# GIVEN TASK
Reproduce all the lines below exactly and omit the images.
▽
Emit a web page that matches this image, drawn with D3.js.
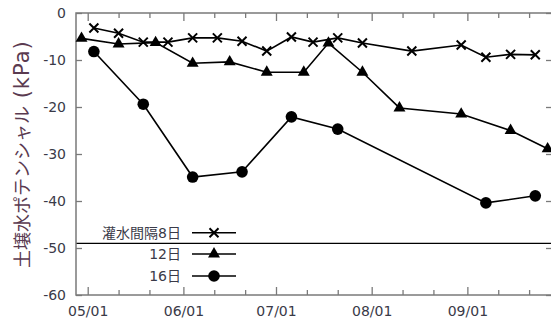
<!DOCTYPE html>
<html><head><meta charset="utf-8">
<script src="https://cdn.jsdelivr.net/npm/d3@7"></script>
<style>
html,body{margin:0;padding:0;background:#fff;}
svg{display:block;}
</style></head>
<body>
<svg id="chart" width="551" height="332"></svg>
<script>
// ---- data ----
const dates8 = ["2015-05-03","2015-05-11","2015-05-19","2015-05-27","2015-06-04","2015-06-12","2015-06-20","2015-06-28","2015-07-06","2015-07-13","2015-07-21","2015-07-29","2015-08-14","2015-08-30","2015-09-07","2015-09-15","2015-09-23"];
const values8 = [-3.2,-4.3,-6.2,-6.2,-5.3,-5.3,-6.0,-8.1,-5.1,-6.2,-5.3,-6.4,-8.1,-6.8,-9.4,-8.8,-8.9];
const dates12 = ["2015-04-29","2015-05-11","2015-05-23","2015-06-04","2015-06-16","2015-06-28","2015-07-10","2015-07-18","2015-07-29","2015-08-10","2015-08-30","2015-09-15","2015-09-27"];
const values12 = [-5.4,-6.6,-6.3,-10.7,-10.4,-12.6,-12.6,-6.4,-12.6,-20.2,-21.5,-25.0,-28.9];
const dates16 = ["2015-05-03","2015-05-19","2015-06-04","2015-06-20","2015-07-06","2015-07-21","2015-09-07","2015-09-23"];
const values16 = [-8.2,-19.4,-34.9,-33.8,-22.1,-24.7,-40.4,-38.9];
const seriesNames = ["灌水間隔8日","12日","16日"];
const yTicks = [0,-10,-20,-30,-40,-50,-60];
const monthTicks = ["2015-05-01","2015-06-01","2015-07-01","2015-08-01","2015-09-01"];
const refLine = -49;
const yTitleMain = "土壌水ポテンシャル";
const yTitleUnit = " (kPa)";

// ---- layout ----
const parse = d3.timeParse("%Y-%m-%d");
const L = 76, R = 552, T = 13, B = 295;
const x = d3.scaleTime().domain([new Date(2015,3,27,5), new Date(2015,8,28,10)]).range([L, R]);
const y = d3.scaleLinear().domain([0,-60]).range([T, B]);
const svg = d3.select("#chart");
const font = "'DejaVu Sans', Verdana, sans-serif";
const tickColor = "#3a3a48";
const frameColor = "#7a7a7a";

// reference line
svg.append("line").attr("x1", L).attr("x2", R).attr("y1", y(refLine)).attr("y2", y(refLine))
  .attr("stroke", "#000").attr("stroke-width", 1.3);

// axes
const majors = monthTicks.map(parse);
const minors = d3.timeDay.range(new Date(2015,3,27), new Date(2015,8,29)).filter(d => d.getDate() === 11 || d.getDate() === 21);

function styleAxis(g){
  g.select(".domain").remove();
  g.selectAll(".tick line").attr("stroke", frameColor).attr("stroke-width", 1.3);
  g.selectAll(".tick text").attr("fill", tickColor).style("font-family", font).style("font-size", "14px");
}

svg.append("g").attr("transform", `translate(0,${B})`)
  .call(d3.axisBottom(x).tickValues(majors).tickFormat(d3.timeFormat("%m/%d")).tickSize(-8).tickPadding(11))
  .call(styleAxis);
svg.append("g").attr("transform", `translate(0,${B})`)
  .call(d3.axisBottom(x).tickValues(minors).tickFormat("").tickSize(-5))
  .call(styleAxis);
svg.append("g").attr("transform", `translate(0,${T})`)
  .call(d3.axisTop(x).tickValues(majors).tickFormat("").tickSize(-8))
  .call(styleAxis);
svg.append("g").attr("transform", `translate(0,${T})`)
  .call(d3.axisTop(x).tickValues(minors).tickFormat("").tickSize(-5))
  .call(styleAxis);
svg.append("g").attr("transform", `translate(${L},0)`)
  .call(d3.axisLeft(y).tickValues(yTicks).tickFormat(d => String(d)).tickSize(-6).tickPadding(10))
  .call(styleAxis);
svg.append("g").attr("transform", `translate(${R},0)`)
  .call(d3.axisRight(y).tickValues(yTicks).tickFormat("").tickSize(-6))
  .call(styleAxis);

// frame
svg.append("rect").attr("x", L).attr("y", T).attr("width", R - L).attr("height", B - T)
  .attr("fill", "none").attr("stroke", frameColor).attr("stroke-width", 1.5);

// markers
const crossPath = "M-4.5,-4.5L4.5,4.5M-4.5,4.5L4.5,-4.5";
const triPath = d3.symbol().type(d3.symbolTriangle).size(62)();
function drawMarker(g, kind){
  if (kind === 0) g.append("path").attr("d", crossPath).attr("stroke", "#000").attr("stroke-width", 2).attr("fill", "none");
  else if (kind === 1) g.append("path").attr("d", triPath).attr("fill", "#000");
  else g.append("circle").attr("r", 5.8).attr("fill", "#000");
}

const series = [
  {dates: dates8, values: values8},
  {dates: dates12, values: values12},
  {dates: dates16, values: values16}
];
const line = d3.line().x(d => x(d[0])).y(d => y(d[1]));
series.forEach((s, i) => {
  const pts = s.dates.map((d, j) => [parse(d), s.values[j]]);
  svg.append("path").datum(pts).attr("d", line).attr("fill", "none").attr("stroke", "#000").attr("stroke-width", 1.6);
  pts.forEach(p => {
    const g = svg.append("g").attr("transform", `translate(${x(p[0])},${y(p[1])})`);
    drawMarker(g, i);
  });
});

// legend
const legY = [232.7, 254, 276];
seriesNames.forEach((name, i) => {
  svg.append("text").attr("x", 181).attr("y", legY[i]).attr("dy", "0.36em")
    .attr("text-anchor", "end").attr("fill", tickColor)
    .style("font-family", "'DejaVu Sans', 'Noto Sans CJK JP', sans-serif").style("font-size", "14px").text(name);
  svg.append("line").attr("x1", 192).attr("x2", 236).attr("y1", legY[i]).attr("y2", legY[i])
    .attr("stroke", "#000").attr("stroke-width", 1.6);
  const g = svg.append("g").attr("transform", `translate(214,${legY[i]})`);
  drawMarker(g, i);
});

// y title (reads bottom to top, starts at y=268)
const title = svg.append("text").attr("transform", "translate(23,268) rotate(-90)")
  .attr("text-anchor", "start").attr("dy", "0.36em")
  .attr("fill", "#5a3a50");
title.append("tspan")
  .style("font-family", "'Noto Sans CJK JP', sans-serif").style("font-size", "18px")
  .text(yTitleMain);
title.append("tspan")
  .style("font-family", "'DejaVu Sans', sans-serif").style("font-size", "21px").style("letter-spacing", "1px")
  .text(yTitleUnit);
</script>
</body></html>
△
# RESULT OF THE EXERCISE
Emit a web page that matches this image, drawn with D3.js.
<!DOCTYPE html>
<html><head><meta charset="utf-8">
<script src="https://cdn.jsdelivr.net/npm/d3@7"></script>
<style>
html,body{margin:0;padding:0;background:#fff;}
svg{display:block;}
</style></head>
<body>
<svg id="chart" width="551" height="332"></svg>
<script>
// ---- data ----
const dates8 = ["2015-05-03","2015-05-11","2015-05-19","2015-05-27","2015-06-04","2015-06-12","2015-06-20","2015-06-28","2015-07-06","2015-07-13","2015-07-21","2015-07-29","2015-08-14","2015-08-30","2015-09-07","2015-09-15","2015-09-23"];
const values8 = [-3.2,-4.3,-6.2,-6.2,-5.3,-5.3,-6.0,-8.1,-5.1,-6.2,-5.3,-6.4,-8.1,-6.8,-9.4,-8.8,-8.9];
const dates12 = ["2015-04-29","2015-05-11","2015-05-23","2015-06-04","2015-06-16","2015-06-28","2015-07-10","2015-07-18","2015-07-29","2015-08-10","2015-08-30","2015-09-15","2015-09-27"];
const values12 = [-5.4,-6.6,-6.3,-10.7,-10.4,-12.6,-12.6,-6.4,-12.6,-20.2,-21.5,-25.0,-28.9];
const dates16 = ["2015-05-03","2015-05-19","2015-06-04","2015-06-20","2015-07-06","2015-07-21","2015-09-07","2015-09-23"];
const values16 = [-8.2,-19.4,-34.9,-33.8,-22.1,-24.7,-40.4,-38.9];
const seriesNames = ["灌水間隔8日","12日","16日"];
const yTicks = [0,-10,-20,-30,-40,-50,-60];
const monthTicks = ["2015-05-01","2015-06-01","2015-07-01","2015-08-01","2015-09-01"];
const refLine = -49;
const yTitleMain = "土壌水ポテンシャル";
const yTitleUnit = " (kPa)";

// ---- layout ----
const parse = d3.timeParse("%Y-%m-%d");
const L = 76, R = 552, T = 13, B = 295;
const x = d3.scaleTime().domain([new Date(2015,3,27,5), new Date(2015,8,28,10)]).range([L, R]);
const y = d3.scaleLinear().domain([0,-60]).range([T, B]);
const svg = d3.select("#chart");
const font = "'DejaVu Sans', Verdana, sans-serif";
const tickColor = "#3a3a48";
const frameColor = "#7a7a7a";

// reference line
svg.append("line").attr("x1", L).attr("x2", R).attr("y1", y(refLine)).attr("y2", y(refLine))
  .attr("stroke", "#000").attr("stroke-width", 1.3);

// axes
const majors = monthTicks.map(parse);
const minors = d3.timeDay.range(new Date(2015,3,27), new Date(2015,8,29)).filter(d => d.getDate() === 11 || d.getDate() === 21);

function styleAxis(g){
  g.select(".domain").remove();
  g.selectAll(".tick line").attr("stroke", frameColor).attr("stroke-width", 1.3);
  g.selectAll(".tick text").attr("fill", tickColor).style("font-family", font).style("font-size", "14px");
}

svg.append("g").attr("transform", `translate(0,${B})`)
  .call(d3.axisBottom(x).tickValues(majors).tickFormat(d3.timeFormat("%m/%d")).tickSize(-8).tickPadding(11))
  .call(styleAxis);
svg.append("g").attr("transform", `translate(0,${B})`)
  .call(d3.axisBottom(x).tickValues(minors).tickFormat("").tickSize(-5))
  .call(styleAxis);
svg.append("g").attr("transform", `translate(0,${T})`)
  .call(d3.axisTop(x).tickValues(majors).tickFormat("").tickSize(-8))
  .call(styleAxis);
svg.append("g").attr("transform", `translate(0,${T})`)
  .call(d3.axisTop(x).tickValues(minors).tickFormat("").tickSize(-5))
  .call(styleAxis);
svg.append("g").attr("transform", `translate(${L},0)`)
  .call(d3.axisLeft(y).tickValues(yTicks).tickFormat(d => String(d)).tickSize(-6).tickPadding(10))
  .call(styleAxis);
svg.append("g").attr("transform", `translate(${R},0)`)
  .call(d3.axisRight(y).tickValues(yTicks).tickFormat("").tickSize(-6))
  .call(styleAxis);

// frame
svg.append("rect").attr("x", L).attr("y", T).attr("width", R - L).attr("height", B - T)
  .attr("fill", "none").attr("stroke", frameColor).attr("stroke-width", 1.5);

// markers
const crossPath = "M-4.5,-4.5L4.5,4.5M-4.5,4.5L4.5,-4.5";
const triPath = d3.symbol().type(d3.symbolTriangle).size(62)();
function drawMarker(g, kind){
  if (kind === 0) g.append("path").attr("d", crossPath).attr("stroke", "#000").attr("stroke-width", 2).attr("fill", "none");
  else if (kind === 1) g.append("path").attr("d", triPath).attr("fill", "#000");
  else g.append("circle").attr("r", 5.8).attr("fill", "#000");
}

const series = [
  {dates: dates8, values: values8},
  {dates: dates12, values: values12},
  {dates: dates16, values: values16}
];
const line = d3.line().x(d => x(d[0])).y(d => y(d[1]));
series.forEach((s, i) => {
  const pts = s.dates.map((d, j) => [parse(d), s.values[j]]);
  svg.append("path").datum(pts).attr("d", line).attr("fill", "none").attr("stroke", "#000").attr("stroke-width", 1.6);
  pts.forEach(p => {
    const g = svg.append("g").attr("transform", `translate(${x(p[0])},${y(p[1])})`);
    drawMarker(g, i);
  });
});

// legend
const legY = [232.7, 254, 276];
seriesNames.forEach((name, i) => {
  svg.append("text").attr("x", 181).attr("y", legY[i]).attr("dy", "0.36em")
    .attr("text-anchor", "end").attr("fill", tickColor)
    .style("font-family", "'DejaVu Sans', 'Noto Sans CJK JP', sans-serif").style("font-size", "14px").text(name);
  svg.append("line").attr("x1", 192).attr("x2", 236).attr("y1", legY[i]).attr("y2", legY[i])
    .attr("stroke", "#000").attr("stroke-width", 1.6);
  const g = svg.append("g").attr("transform", `translate(214,${legY[i]})`);
  drawMarker(g, i);
});

// y title (reads bottom to top, starts at y=268)
const title = svg.append("text").attr("transform", "translate(23,268) rotate(-90)")
  .attr("text-anchor", "start").attr("dy", "0.36em")
  .attr("fill", "#5a3a50");
title.append("tspan")
  .style("font-family", "'Noto Sans CJK JP', sans-serif").style("font-size", "18px")
  .text(yTitleMain);
title.append("tspan")
  .style("font-family", "'DejaVu Sans', sans-serif").style("font-size", "21px").style("letter-spacing", "1px")
  .text(yTitleUnit);
</script>
</body></html>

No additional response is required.